WHAT NEEDS TO BE DONE -> Quote every line as written. Omit pictures.
----------
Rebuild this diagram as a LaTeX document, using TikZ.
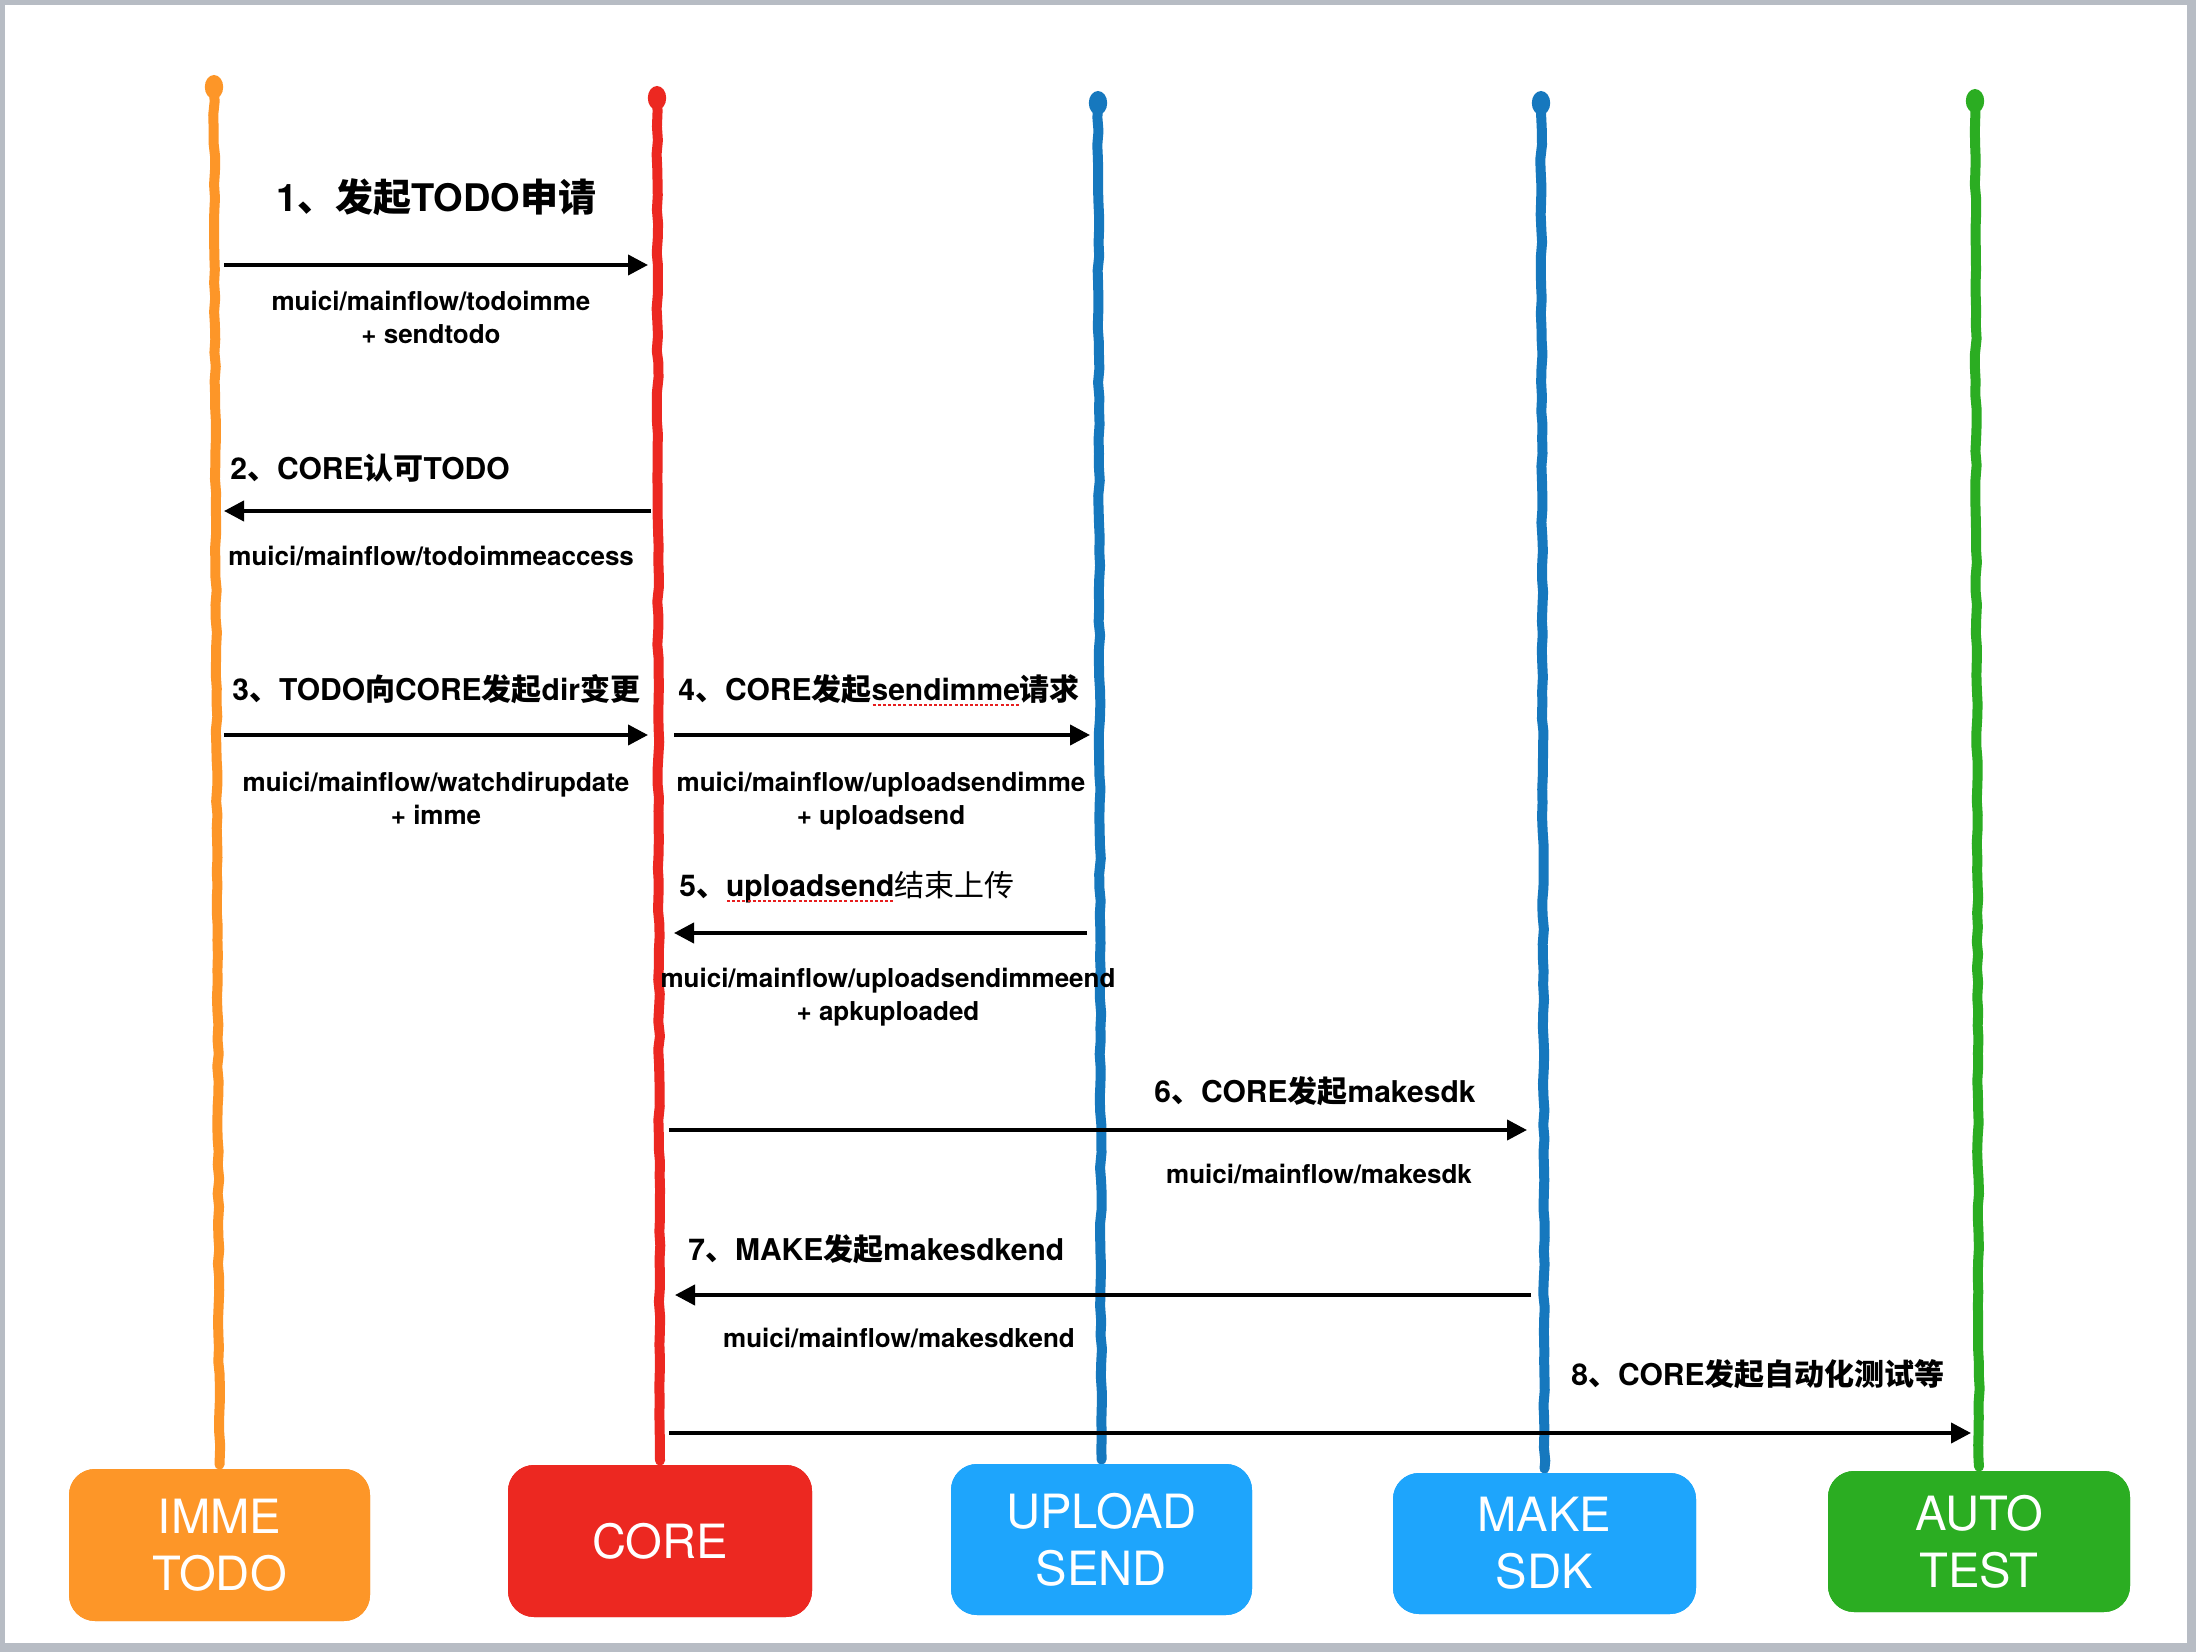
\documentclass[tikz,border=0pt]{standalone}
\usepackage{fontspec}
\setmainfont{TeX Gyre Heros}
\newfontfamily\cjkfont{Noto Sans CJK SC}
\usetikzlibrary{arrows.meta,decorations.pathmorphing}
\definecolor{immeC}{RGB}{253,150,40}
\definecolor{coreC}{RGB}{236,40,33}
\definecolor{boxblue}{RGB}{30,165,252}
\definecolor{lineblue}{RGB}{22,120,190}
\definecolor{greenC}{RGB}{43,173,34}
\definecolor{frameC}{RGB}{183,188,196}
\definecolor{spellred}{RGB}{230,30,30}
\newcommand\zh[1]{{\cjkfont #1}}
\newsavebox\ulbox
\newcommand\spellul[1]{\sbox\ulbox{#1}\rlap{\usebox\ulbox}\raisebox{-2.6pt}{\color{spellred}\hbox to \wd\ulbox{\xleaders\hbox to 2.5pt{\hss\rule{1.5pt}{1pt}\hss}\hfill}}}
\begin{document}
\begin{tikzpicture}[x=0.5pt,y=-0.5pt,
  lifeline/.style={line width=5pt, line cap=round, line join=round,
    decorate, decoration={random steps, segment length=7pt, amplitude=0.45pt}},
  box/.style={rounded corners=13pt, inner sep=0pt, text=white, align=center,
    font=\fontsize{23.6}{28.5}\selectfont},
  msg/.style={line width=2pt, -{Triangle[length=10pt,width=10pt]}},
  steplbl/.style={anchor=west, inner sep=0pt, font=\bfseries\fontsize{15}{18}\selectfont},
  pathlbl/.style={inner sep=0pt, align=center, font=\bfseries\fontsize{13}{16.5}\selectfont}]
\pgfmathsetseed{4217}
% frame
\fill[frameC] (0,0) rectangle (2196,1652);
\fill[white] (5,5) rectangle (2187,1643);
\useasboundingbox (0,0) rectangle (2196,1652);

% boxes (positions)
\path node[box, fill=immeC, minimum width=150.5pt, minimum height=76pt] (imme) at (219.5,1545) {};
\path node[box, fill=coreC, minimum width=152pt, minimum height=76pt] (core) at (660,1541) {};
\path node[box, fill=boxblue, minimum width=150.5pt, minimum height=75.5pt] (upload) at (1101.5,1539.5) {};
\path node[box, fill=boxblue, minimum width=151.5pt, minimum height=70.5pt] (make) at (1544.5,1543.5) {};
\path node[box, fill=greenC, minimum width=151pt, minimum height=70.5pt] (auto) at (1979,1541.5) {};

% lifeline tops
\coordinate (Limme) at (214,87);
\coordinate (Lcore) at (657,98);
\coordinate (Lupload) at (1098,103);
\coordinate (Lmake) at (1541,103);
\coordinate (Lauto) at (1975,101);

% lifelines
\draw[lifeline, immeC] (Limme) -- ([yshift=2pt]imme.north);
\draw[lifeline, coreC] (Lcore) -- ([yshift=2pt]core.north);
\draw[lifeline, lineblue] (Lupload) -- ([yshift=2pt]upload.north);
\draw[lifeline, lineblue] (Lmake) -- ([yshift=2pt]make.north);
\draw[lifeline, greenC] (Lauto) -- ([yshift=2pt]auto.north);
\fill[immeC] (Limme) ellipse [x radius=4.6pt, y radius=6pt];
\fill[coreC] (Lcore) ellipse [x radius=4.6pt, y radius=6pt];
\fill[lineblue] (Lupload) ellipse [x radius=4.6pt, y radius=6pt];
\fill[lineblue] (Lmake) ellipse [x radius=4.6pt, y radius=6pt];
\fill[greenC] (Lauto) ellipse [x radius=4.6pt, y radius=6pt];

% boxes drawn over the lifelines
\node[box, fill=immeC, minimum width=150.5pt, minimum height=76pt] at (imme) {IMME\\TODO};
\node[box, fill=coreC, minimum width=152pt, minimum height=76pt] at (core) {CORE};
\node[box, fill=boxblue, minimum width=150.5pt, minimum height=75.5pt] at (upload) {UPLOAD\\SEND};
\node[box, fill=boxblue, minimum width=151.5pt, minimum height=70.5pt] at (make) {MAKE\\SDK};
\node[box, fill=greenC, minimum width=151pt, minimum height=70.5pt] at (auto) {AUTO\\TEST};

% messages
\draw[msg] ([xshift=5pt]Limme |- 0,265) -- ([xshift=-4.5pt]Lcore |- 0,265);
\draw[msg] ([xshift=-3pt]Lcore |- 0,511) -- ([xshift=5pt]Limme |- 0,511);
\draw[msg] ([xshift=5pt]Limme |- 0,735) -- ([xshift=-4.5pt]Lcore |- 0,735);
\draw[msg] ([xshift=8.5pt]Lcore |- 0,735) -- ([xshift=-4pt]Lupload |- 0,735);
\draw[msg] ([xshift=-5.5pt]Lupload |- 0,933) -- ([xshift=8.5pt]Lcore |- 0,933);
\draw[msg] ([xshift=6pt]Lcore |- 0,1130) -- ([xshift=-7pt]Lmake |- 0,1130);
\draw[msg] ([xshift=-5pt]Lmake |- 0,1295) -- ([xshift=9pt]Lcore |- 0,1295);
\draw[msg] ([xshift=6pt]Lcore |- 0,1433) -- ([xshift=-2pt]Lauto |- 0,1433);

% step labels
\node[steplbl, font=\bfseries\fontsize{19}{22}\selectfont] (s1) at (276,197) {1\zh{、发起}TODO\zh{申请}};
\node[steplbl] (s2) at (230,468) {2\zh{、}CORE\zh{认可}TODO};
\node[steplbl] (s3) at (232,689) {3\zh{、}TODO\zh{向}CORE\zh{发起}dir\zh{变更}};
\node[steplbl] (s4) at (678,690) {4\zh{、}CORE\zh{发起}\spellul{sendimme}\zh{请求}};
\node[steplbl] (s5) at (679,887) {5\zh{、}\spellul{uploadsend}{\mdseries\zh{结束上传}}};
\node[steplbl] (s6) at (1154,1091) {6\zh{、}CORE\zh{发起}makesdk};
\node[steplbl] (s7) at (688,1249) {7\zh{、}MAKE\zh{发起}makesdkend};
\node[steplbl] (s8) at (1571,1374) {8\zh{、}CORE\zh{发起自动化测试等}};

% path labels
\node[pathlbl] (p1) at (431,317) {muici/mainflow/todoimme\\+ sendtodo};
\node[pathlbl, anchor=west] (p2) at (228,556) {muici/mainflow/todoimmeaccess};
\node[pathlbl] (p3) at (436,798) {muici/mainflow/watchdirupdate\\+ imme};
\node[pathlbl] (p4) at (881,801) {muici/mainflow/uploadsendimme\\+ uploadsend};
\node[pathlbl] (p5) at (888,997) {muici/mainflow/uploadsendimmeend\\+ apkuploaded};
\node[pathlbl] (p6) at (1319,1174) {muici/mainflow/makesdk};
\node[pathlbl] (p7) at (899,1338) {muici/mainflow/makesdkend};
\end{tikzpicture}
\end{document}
----------
OUTPUT FOR THIS EXERCISE ->
Rebuild this diagram as a LaTeX document, using TikZ.
\documentclass[tikz,border=0pt]{standalone}
\usepackage{fontspec}
\setmainfont{TeX Gyre Heros}
\newfontfamily\cjkfont{Noto Sans CJK SC}
\usetikzlibrary{arrows.meta,decorations.pathmorphing}
\definecolor{immeC}{RGB}{253,150,40}
\definecolor{coreC}{RGB}{236,40,33}
\definecolor{boxblue}{RGB}{30,165,252}
\definecolor{lineblue}{RGB}{22,120,190}
\definecolor{greenC}{RGB}{43,173,34}
\definecolor{frameC}{RGB}{183,188,196}
\definecolor{spellred}{RGB}{230,30,30}
\newcommand\zh[1]{{\cjkfont #1}}
\newsavebox\ulbox
\newcommand\spellul[1]{\sbox\ulbox{#1}\rlap{\usebox\ulbox}\raisebox{-2.6pt}{\color{spellred}\hbox to \wd\ulbox{\xleaders\hbox to 2.5pt{\hss\rule{1.5pt}{1pt}\hss}\hfill}}}
\begin{document}
\begin{tikzpicture}[x=0.5pt,y=-0.5pt,
  lifeline/.style={line width=5pt, line cap=round, line join=round,
    decorate, decoration={random steps, segment length=7pt, amplitude=0.45pt}},
  box/.style={rounded corners=13pt, inner sep=0pt, text=white, align=center,
    font=\fontsize{23.6}{28.5}\selectfont},
  msg/.style={line width=2pt, -{Triangle[length=10pt,width=10pt]}},
  steplbl/.style={anchor=west, inner sep=0pt, font=\bfseries\fontsize{15}{18}\selectfont},
  pathlbl/.style={inner sep=0pt, align=center, font=\bfseries\fontsize{13}{16.5}\selectfont}]
\pgfmathsetseed{4217}
% frame
\fill[frameC] (0,0) rectangle (2196,1652);
\fill[white] (5,5) rectangle (2187,1643);
\useasboundingbox (0,0) rectangle (2196,1652);

% boxes (positions)
\path node[box, fill=immeC, minimum width=150.5pt, minimum height=76pt] (imme) at (219.5,1545) {};
\path node[box, fill=coreC, minimum width=152pt, minimum height=76pt] (core) at (660,1541) {};
\path node[box, fill=boxblue, minimum width=150.5pt, minimum height=75.5pt] (upload) at (1101.5,1539.5) {};
\path node[box, fill=boxblue, minimum width=151.5pt, minimum height=70.5pt] (make) at (1544.5,1543.5) {};
\path node[box, fill=greenC, minimum width=151pt, minimum height=70.5pt] (auto) at (1979,1541.5) {};

% lifeline tops
\coordinate (Limme) at (214,87);
\coordinate (Lcore) at (657,98);
\coordinate (Lupload) at (1098,103);
\coordinate (Lmake) at (1541,103);
\coordinate (Lauto) at (1975,101);

% lifelines
\draw[lifeline, immeC] (Limme) -- ([yshift=2pt]imme.north);
\draw[lifeline, coreC] (Lcore) -- ([yshift=2pt]core.north);
\draw[lifeline, lineblue] (Lupload) -- ([yshift=2pt]upload.north);
\draw[lifeline, lineblue] (Lmake) -- ([yshift=2pt]make.north);
\draw[lifeline, greenC] (Lauto) -- ([yshift=2pt]auto.north);
\fill[immeC] (Limme) ellipse [x radius=4.6pt, y radius=6pt];
\fill[coreC] (Lcore) ellipse [x radius=4.6pt, y radius=6pt];
\fill[lineblue] (Lupload) ellipse [x radius=4.6pt, y radius=6pt];
\fill[lineblue] (Lmake) ellipse [x radius=4.6pt, y radius=6pt];
\fill[greenC] (Lauto) ellipse [x radius=4.6pt, y radius=6pt];

% boxes drawn over the lifelines
\node[box, fill=immeC, minimum width=150.5pt, minimum height=76pt] at (imme) {IMME\\TODO};
\node[box, fill=coreC, minimum width=152pt, minimum height=76pt] at (core) {CORE};
\node[box, fill=boxblue, minimum width=150.5pt, minimum height=75.5pt] at (upload) {UPLOAD\\SEND};
\node[box, fill=boxblue, minimum width=151.5pt, minimum height=70.5pt] at (make) {MAKE\\SDK};
\node[box, fill=greenC, minimum width=151pt, minimum height=70.5pt] at (auto) {AUTO\\TEST};

% messages
\draw[msg] ([xshift=5pt]Limme |- 0,265) -- ([xshift=-4.5pt]Lcore |- 0,265);
\draw[msg] ([xshift=-3pt]Lcore |- 0,511) -- ([xshift=5pt]Limme |- 0,511);
\draw[msg] ([xshift=5pt]Limme |- 0,735) -- ([xshift=-4.5pt]Lcore |- 0,735);
\draw[msg] ([xshift=8.5pt]Lcore |- 0,735) -- ([xshift=-4pt]Lupload |- 0,735);
\draw[msg] ([xshift=-5.5pt]Lupload |- 0,933) -- ([xshift=8.5pt]Lcore |- 0,933);
\draw[msg] ([xshift=6pt]Lcore |- 0,1130) -- ([xshift=-7pt]Lmake |- 0,1130);
\draw[msg] ([xshift=-5pt]Lmake |- 0,1295) -- ([xshift=9pt]Lcore |- 0,1295);
\draw[msg] ([xshift=6pt]Lcore |- 0,1433) -- ([xshift=-2pt]Lauto |- 0,1433);

% step labels
\node[steplbl, font=\bfseries\fontsize{19}{22}\selectfont] (s1) at (276,197) {1\zh{、发起}TODO\zh{申请}};
\node[steplbl] (s2) at (230,468) {2\zh{、}CORE\zh{认可}TODO};
\node[steplbl] (s3) at (232,689) {3\zh{、}TODO\zh{向}CORE\zh{发起}dir\zh{变更}};
\node[steplbl] (s4) at (678,690) {4\zh{、}CORE\zh{发起}\spellul{sendimme}\zh{请求}};
\node[steplbl] (s5) at (679,887) {5\zh{、}\spellul{uploadsend}{\mdseries\zh{结束上传}}};
\node[steplbl] (s6) at (1154,1091) {6\zh{、}CORE\zh{发起}makesdk};
\node[steplbl] (s7) at (688,1249) {7\zh{、}MAKE\zh{发起}makesdkend};
\node[steplbl] (s8) at (1571,1374) {8\zh{、}CORE\zh{发起自动化测试等}};

% path labels
\node[pathlbl] (p1) at (431,317) {muici/mainflow/todoimme\\+ sendtodo};
\node[pathlbl, anchor=west] (p2) at (228,556) {muici/mainflow/todoimmeaccess};
\node[pathlbl] (p3) at (436,798) {muici/mainflow/watchdirupdate\\+ imme};
\node[pathlbl] (p4) at (881,801) {muici/mainflow/uploadsendimme\\+ uploadsend};
\node[pathlbl] (p5) at (888,997) {muici/mainflow/uploadsendimmeend\\+ apkuploaded};
\node[pathlbl] (p6) at (1319,1174) {muici/mainflow/makesdk};
\node[pathlbl] (p7) at (899,1338) {muici/mainflow/makesdkend};
\end{tikzpicture}
\end{document}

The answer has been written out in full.